> [Short exercise]:
Repeat all of the material below exactly as written, images excluded.
_ _ _ _
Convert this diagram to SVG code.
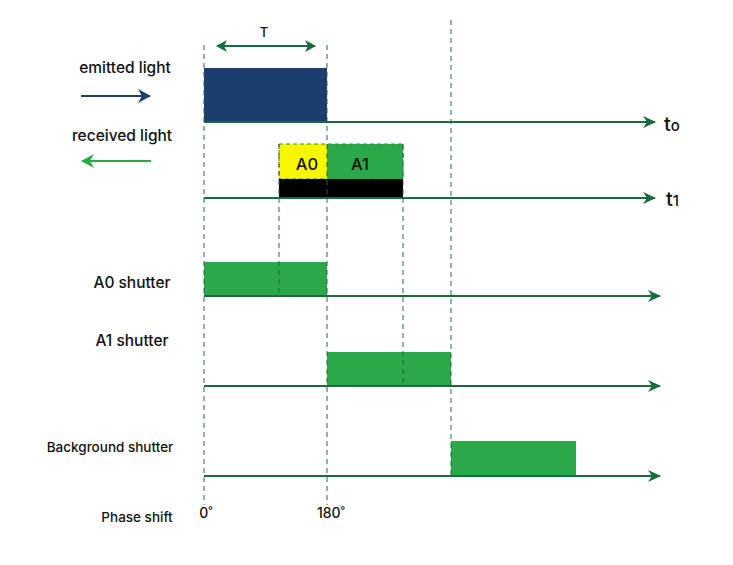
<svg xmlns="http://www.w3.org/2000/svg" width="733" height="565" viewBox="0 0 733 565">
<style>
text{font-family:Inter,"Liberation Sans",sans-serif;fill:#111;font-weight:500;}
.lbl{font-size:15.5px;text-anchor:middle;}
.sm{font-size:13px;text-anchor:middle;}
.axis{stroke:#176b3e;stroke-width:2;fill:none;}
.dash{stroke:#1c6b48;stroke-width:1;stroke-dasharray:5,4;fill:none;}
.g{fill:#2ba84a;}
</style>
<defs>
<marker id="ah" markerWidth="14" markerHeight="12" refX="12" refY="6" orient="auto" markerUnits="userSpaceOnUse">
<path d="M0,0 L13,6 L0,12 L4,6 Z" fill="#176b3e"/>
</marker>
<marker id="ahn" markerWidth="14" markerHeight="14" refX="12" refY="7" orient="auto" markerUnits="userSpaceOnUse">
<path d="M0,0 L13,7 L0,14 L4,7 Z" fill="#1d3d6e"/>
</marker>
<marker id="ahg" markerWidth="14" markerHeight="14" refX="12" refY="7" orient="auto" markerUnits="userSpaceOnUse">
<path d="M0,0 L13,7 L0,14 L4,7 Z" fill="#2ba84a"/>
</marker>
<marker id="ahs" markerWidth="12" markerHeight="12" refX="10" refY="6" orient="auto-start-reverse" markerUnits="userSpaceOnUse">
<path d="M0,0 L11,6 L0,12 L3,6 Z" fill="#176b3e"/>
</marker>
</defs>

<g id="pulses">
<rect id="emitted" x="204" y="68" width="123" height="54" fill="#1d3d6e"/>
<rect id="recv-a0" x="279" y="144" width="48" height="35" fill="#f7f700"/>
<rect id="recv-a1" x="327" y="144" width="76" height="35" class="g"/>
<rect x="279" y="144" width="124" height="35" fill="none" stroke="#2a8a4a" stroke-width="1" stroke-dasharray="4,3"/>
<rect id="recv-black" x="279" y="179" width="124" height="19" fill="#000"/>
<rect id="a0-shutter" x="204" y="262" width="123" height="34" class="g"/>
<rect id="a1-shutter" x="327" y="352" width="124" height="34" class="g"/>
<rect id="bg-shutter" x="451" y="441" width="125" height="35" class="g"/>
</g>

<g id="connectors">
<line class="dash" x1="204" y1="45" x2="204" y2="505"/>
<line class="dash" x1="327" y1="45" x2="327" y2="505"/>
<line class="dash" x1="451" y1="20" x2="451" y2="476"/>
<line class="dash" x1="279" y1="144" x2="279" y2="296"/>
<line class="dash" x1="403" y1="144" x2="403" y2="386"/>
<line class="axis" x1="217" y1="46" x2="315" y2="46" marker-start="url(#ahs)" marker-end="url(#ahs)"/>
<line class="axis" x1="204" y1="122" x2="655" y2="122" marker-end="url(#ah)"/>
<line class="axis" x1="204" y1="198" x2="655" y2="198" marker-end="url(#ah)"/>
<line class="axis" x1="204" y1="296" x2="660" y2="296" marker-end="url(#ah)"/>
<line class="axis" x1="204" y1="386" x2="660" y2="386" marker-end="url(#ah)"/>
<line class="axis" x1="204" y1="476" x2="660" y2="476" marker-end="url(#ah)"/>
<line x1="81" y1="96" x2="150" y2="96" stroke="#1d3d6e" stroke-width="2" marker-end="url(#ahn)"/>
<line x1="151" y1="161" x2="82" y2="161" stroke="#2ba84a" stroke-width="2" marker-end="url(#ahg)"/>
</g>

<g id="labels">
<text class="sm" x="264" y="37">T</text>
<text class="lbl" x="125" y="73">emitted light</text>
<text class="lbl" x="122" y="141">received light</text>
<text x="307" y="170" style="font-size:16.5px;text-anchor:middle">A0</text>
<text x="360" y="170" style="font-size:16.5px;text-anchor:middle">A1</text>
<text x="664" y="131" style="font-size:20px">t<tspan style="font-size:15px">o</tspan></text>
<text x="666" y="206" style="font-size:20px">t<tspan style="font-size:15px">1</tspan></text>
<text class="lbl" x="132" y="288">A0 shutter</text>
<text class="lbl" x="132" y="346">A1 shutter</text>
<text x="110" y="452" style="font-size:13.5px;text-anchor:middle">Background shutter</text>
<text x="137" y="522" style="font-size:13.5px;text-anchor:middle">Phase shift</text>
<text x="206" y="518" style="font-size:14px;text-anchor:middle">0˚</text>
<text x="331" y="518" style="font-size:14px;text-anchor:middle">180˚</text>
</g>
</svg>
_ _ _ _
> [Output]:
Convert this diagram to SVG code.
<svg xmlns="http://www.w3.org/2000/svg" width="733" height="565" viewBox="0 0 733 565">
<style>
text{font-family:Inter,"Liberation Sans",sans-serif;fill:#111;font-weight:500;}
.lbl{font-size:15.5px;text-anchor:middle;}
.sm{font-size:13px;text-anchor:middle;}
.axis{stroke:#176b3e;stroke-width:2;fill:none;}
.dash{stroke:#1c6b48;stroke-width:1;stroke-dasharray:5,4;fill:none;}
.g{fill:#2ba84a;}
</style>
<defs>
<marker id="ah" markerWidth="14" markerHeight="12" refX="12" refY="6" orient="auto" markerUnits="userSpaceOnUse">
<path d="M0,0 L13,6 L0,12 L4,6 Z" fill="#176b3e"/>
</marker>
<marker id="ahn" markerWidth="14" markerHeight="14" refX="12" refY="7" orient="auto" markerUnits="userSpaceOnUse">
<path d="M0,0 L13,7 L0,14 L4,7 Z" fill="#1d3d6e"/>
</marker>
<marker id="ahg" markerWidth="14" markerHeight="14" refX="12" refY="7" orient="auto" markerUnits="userSpaceOnUse">
<path d="M0,0 L13,7 L0,14 L4,7 Z" fill="#2ba84a"/>
</marker>
<marker id="ahs" markerWidth="12" markerHeight="12" refX="10" refY="6" orient="auto-start-reverse" markerUnits="userSpaceOnUse">
<path d="M0,0 L11,6 L0,12 L3,6 Z" fill="#176b3e"/>
</marker>
</defs>

<g id="pulses">
<rect id="emitted" x="204" y="68" width="123" height="54" fill="#1d3d6e"/>
<rect id="recv-a0" x="279" y="144" width="48" height="35" fill="#f7f700"/>
<rect id="recv-a1" x="327" y="144" width="76" height="35" class="g"/>
<rect x="279" y="144" width="124" height="35" fill="none" stroke="#2a8a4a" stroke-width="1" stroke-dasharray="4,3"/>
<rect id="recv-black" x="279" y="179" width="124" height="19" fill="#000"/>
<rect id="a0-shutter" x="204" y="262" width="123" height="34" class="g"/>
<rect id="a1-shutter" x="327" y="352" width="124" height="34" class="g"/>
<rect id="bg-shutter" x="451" y="441" width="125" height="35" class="g"/>
</g>

<g id="connectors">
<line class="dash" x1="204" y1="45" x2="204" y2="505"/>
<line class="dash" x1="327" y1="45" x2="327" y2="505"/>
<line class="dash" x1="451" y1="20" x2="451" y2="476"/>
<line class="dash" x1="279" y1="144" x2="279" y2="296"/>
<line class="dash" x1="403" y1="144" x2="403" y2="386"/>
<line class="axis" x1="217" y1="46" x2="315" y2="46" marker-start="url(#ahs)" marker-end="url(#ahs)"/>
<line class="axis" x1="204" y1="122" x2="655" y2="122" marker-end="url(#ah)"/>
<line class="axis" x1="204" y1="198" x2="655" y2="198" marker-end="url(#ah)"/>
<line class="axis" x1="204" y1="296" x2="660" y2="296" marker-end="url(#ah)"/>
<line class="axis" x1="204" y1="386" x2="660" y2="386" marker-end="url(#ah)"/>
<line class="axis" x1="204" y1="476" x2="660" y2="476" marker-end="url(#ah)"/>
<line x1="81" y1="96" x2="150" y2="96" stroke="#1d3d6e" stroke-width="2" marker-end="url(#ahn)"/>
<line x1="151" y1="161" x2="82" y2="161" stroke="#2ba84a" stroke-width="2" marker-end="url(#ahg)"/>
</g>

<g id="labels">
<text class="sm" x="264" y="37">T</text>
<text class="lbl" x="125" y="73">emitted light</text>
<text class="lbl" x="122" y="141">received light</text>
<text x="307" y="170" style="font-size:16.5px;text-anchor:middle">A0</text>
<text x="360" y="170" style="font-size:16.5px;text-anchor:middle">A1</text>
<text x="664" y="131" style="font-size:20px">t<tspan style="font-size:15px">o</tspan></text>
<text x="666" y="206" style="font-size:20px">t<tspan style="font-size:15px">1</tspan></text>
<text class="lbl" x="132" y="288">A0 shutter</text>
<text class="lbl" x="132" y="346">A1 shutter</text>
<text x="110" y="452" style="font-size:13.5px;text-anchor:middle">Background shutter</text>
<text x="137" y="522" style="font-size:13.5px;text-anchor:middle">Phase shift</text>
<text x="206" y="518" style="font-size:14px;text-anchor:middle">0˚</text>
<text x="331" y="518" style="font-size:14px;text-anchor:middle">180˚</text>
</g>
</svg>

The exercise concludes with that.